Discussion of the Related Art
User interfaces (UIs) are configured to allow users to communicate with various electronic devices, and thus to easily and comfortably control the electronic devices as they desire. Examples of UIs include a keypad, a keyboard, a mouse, an on-screen display (OSD), and a remote controller having an infrared communication function or a radio frequency (RF) communication function. User interface technology has continuously expanded to increase user's sensibility and handling convenience. UIs have been recently developed to include touch UIs, voice recognition UIs, 3D UIs, and the like.
The touch UI has been essentially adopted in portable information devices, such as smart phones, and use of the touch UI has been expanded to include notebook computers, computer monitors, and home appliances. A technology (hereinafter referred to as “in-cell touch sensor technology”) has been recently proposed to embed touch sensors in a pixel array of a display panel. In in-cell touch sensor technology, touch sensors may be installed in a display panel without an increase in a thickness of the display panel. The touch sensors are connected to pixels through parasitic capacitances. In order to reduce a mutual influence and crosstalk attributable to coupling between the pixels and the touch sensors, one frame period may be time-divided into a period (hereinafter referred to as “display driving period”) in which the pixels are driven, and a period (hereinafter referred to as a “touch sensor driving period”) in which the touch sensors are driven.
In in-cell touch sensor technology, electrodes connected to the pixels of the display panel are used as electrodes of the touch sensors. For example, a common electrode supplying a common voltage to pixels of a liquid crystal display is segmented, and segmented common electrode patterns are used as electrodes of the touch sensors.

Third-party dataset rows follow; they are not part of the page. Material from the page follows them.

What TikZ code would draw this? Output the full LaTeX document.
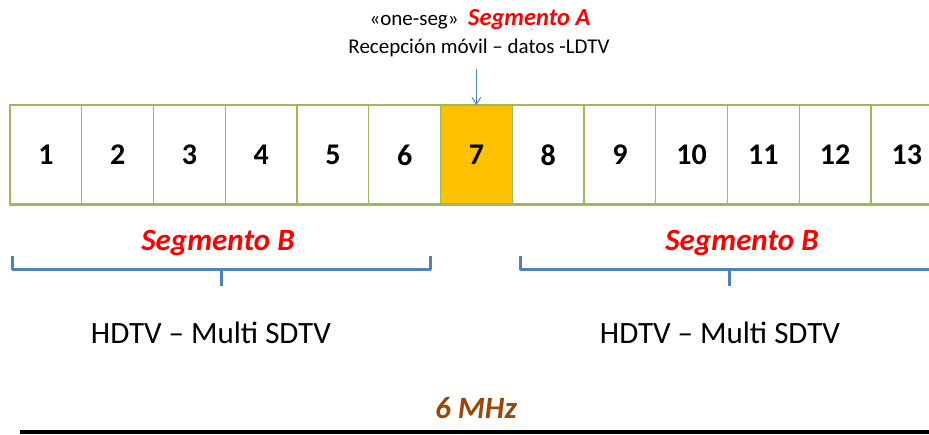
\documentclass[tikz,border=0pt]{standalone}
\usepackage{fontspec}
\setmainfont{Carlito}
\usetikzlibrary{arrows.meta}
\usetikzlibrary{positioning}
\usetikzlibrary{calc}

\definecolor{cellgreen}{HTML}{9BBB59}
\definecolor{segorange}{HTML}{FFC000}
\definecolor{braceblue}{HTML}{4F81BD}
\definecolor{mhzbrown}{HTML}{984807}

\begin{document}
\begin{tikzpicture}[
		x=1pt,
		y=1pt,
		font=\fontsize{31pt}{33pt}\selectfont,
		>={Straight Barb[length=7,width=9]},
	]
		\tikzset{segbox/.style={
			draw=cellgreen,
			line width=1.2,
			rectangle,
			inner sep=0,
			outer sep=0,
			minimum width=71.75,
			minimum height=100,
			font=\fontsize{30pt}{32pt}\selectfont\bfseries,
		}}
		\tikzset{segtitle/.style={
			text=red,
			font=\fontsize{31pt}{33pt}\selectfont\bfseries\itshape,
		}}
		\tikzset{brace/.style={
			draw=braceblue,
			line width=3,
			line join=round,
		}}

		\useasboundingbox (0,0) rectangle (929,-435);
		\clip (0,0) rectangle (929,-435);

		%---------------------------------
		% Segments
		\node[segbox, anchor=north west] (seg1) at (10,-105) {1};
		\node[segbox, anchor=west] (seg2) at (seg1.east) {2};
		\node[segbox, anchor=west] (seg3) at (seg2.east) {3};
		\node[segbox, anchor=west] (seg4) at (seg3.east) {4};
		\node[segbox, anchor=west] (seg5) at (seg4.east) {5};
		\node[segbox, anchor=west] (seg6) at (seg5.east) {6};
		\node[segbox, anchor=west, fill=segorange] (seg7) at (seg6.east) {7};
		\node[segbox, anchor=west] (seg8) at (seg7.east) {8};
		\node[segbox, anchor=west] (seg9) at (seg8.east) {9};
		\node[segbox, anchor=west] (seg10) at (seg9.east) {10};
		\node[segbox, anchor=west] (seg11) at (seg10.east) {11};
		\node[segbox, anchor=west] (seg12) at (seg11.east) {12};
		\node[segbox, anchor=west] (seg13) at (seg12.east) {13};

		\draw[cellgreen, line width=3] (seg1.south west) -- (seg13.south east);

		%---------------------------------
		% Segmento A
		\node[font=\fontsize{21pt}{23pt}\selectfont] (onesegtop) at (480,-20)
			{«one-seg»\ \ {\fontsize{24.5pt}{26pt}\selectfont\bfseries\itshape\color{red}Segmento A}};
		\node[font=\fontsize{21pt}{23pt}\selectfont] (onesegsub) at (479,-48)
			{Recepción móvil – datos -LDTV};

		\draw[->, braceblue, line width=0.9] ([yshift=-8]seg7.north |- onesegsub.south) -- (seg7.north);

		%---------------------------------
		% Segmento B
		\node[segtitle] (segbleft) at (218,-243) {Segmento B};
		\node[segtitle] (segbright) at (742,-243) {Segmento B};

		\draw[brace] (12,-256) -- (12,-270) -- (430,-270) -- (430,-256);
		\draw[brace] (221,-270) -- (221,-286);
		\draw[brace] (520,-256) -- (520,-270) -- (940,-270);
		\draw[brace] (729,-270) -- (729,-286);

		\node (hdtvleft) at (211,-333) {HDTV – Multi SDTV};
		\node (hdtvright) at (720,-333) {HDTV – Multi SDTV};

		%---------------------------------
		% Band
		\node[text=mhzbrown, font=\fontsize{31pt}{33pt}\selectfont\bfseries\itshape] (band) at (476,-408) {6 MHz};
		\draw[line width=4] (20,-432) -- (929,-432);
	\end{tikzpicture}
\end{document}
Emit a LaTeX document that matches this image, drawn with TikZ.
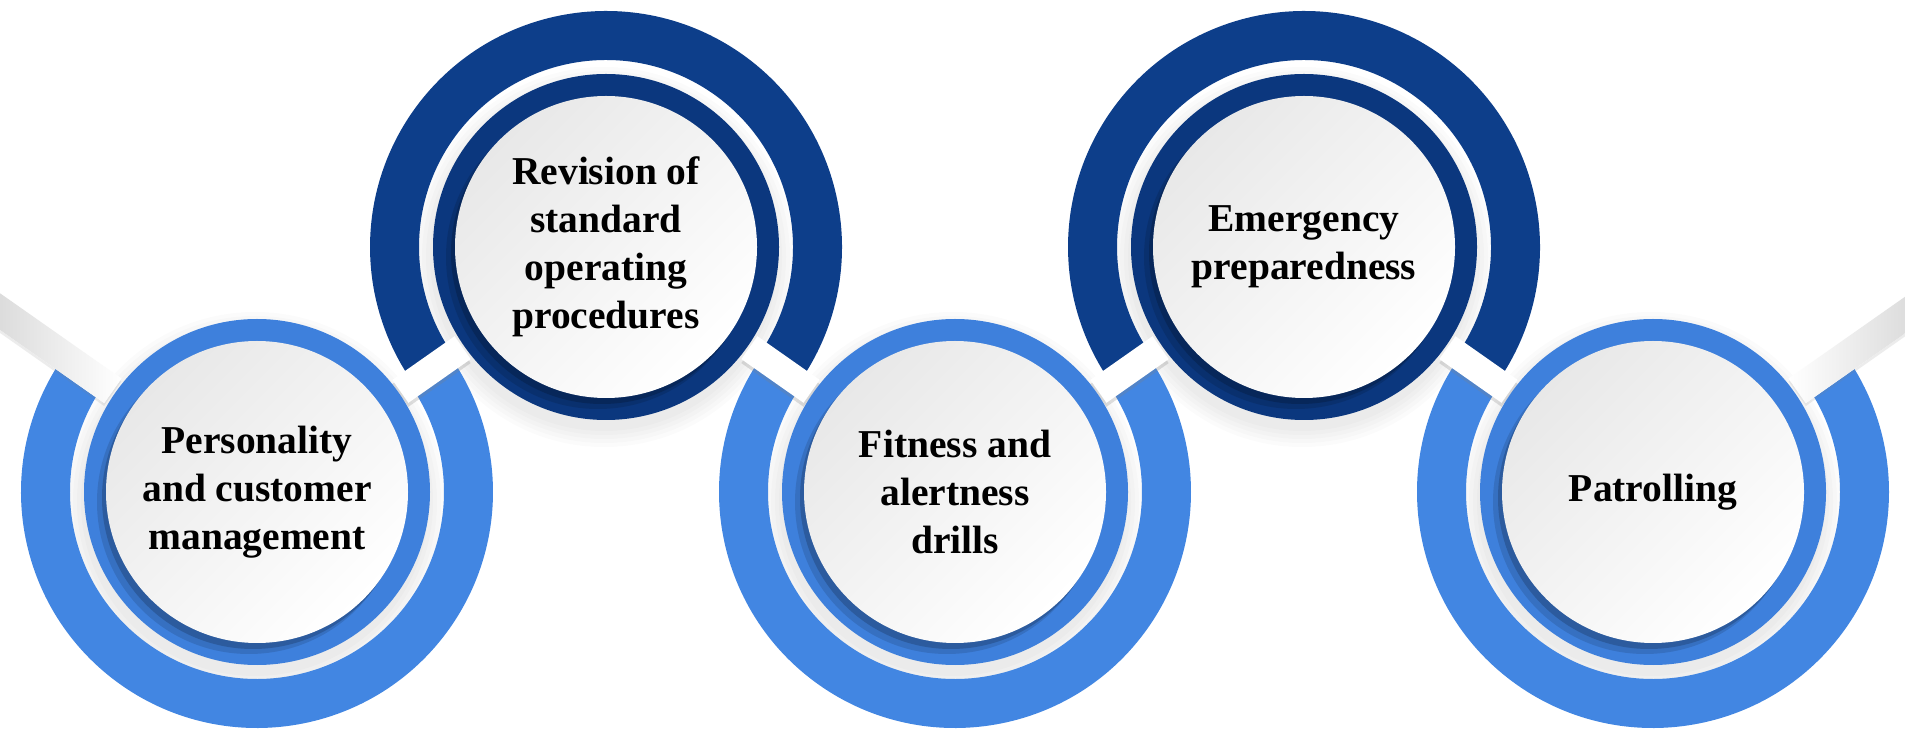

A parasitic capacitance connected to the in-cell touch sensors increases due to coupling between the in-cell touch sensors and the pixels. When the parasitic capacitance increases, the possibility of crosstalk increases and touch sensitivity and accuracy of touch recognition are deteriorated. When an alternating current (AC) signal having the same phase as a touch driving signal is supplied to gate lines of the display panel during a touch sensor driving period, the parasitic capacitance of the touch sensor may decrease. This method supplies a gate pulse synchronized with a data voltage of an input image to the gate lines during the display driving period and supplies the AC signal to the gate lines during the touch sensor driving period.
To this end, a power generator produces the AC signal during the touch sensor driving period and supplies the AC signal to a low potential input terminal of a gate driver, and the gate driver supplies the AC signal supplied to the low potential input terminal to an output node through a low potential signal line. However, because the low potential signal line inside the gate driver is coupled with a plurality of thin film transistors (TFTs) through the parasitic capacitance, a waveform of the AC signal supplied to the output node is distorted by an influence of an RC delay. Hence, the AC signal applied to the gate lines of the display panel and the touch driving signal are out of phase with each other. As a result, the related art has the disadvantage of a limit in a reduction in the parasitic capacitance between the touch sensor and the gate line during the touch sensor driving period.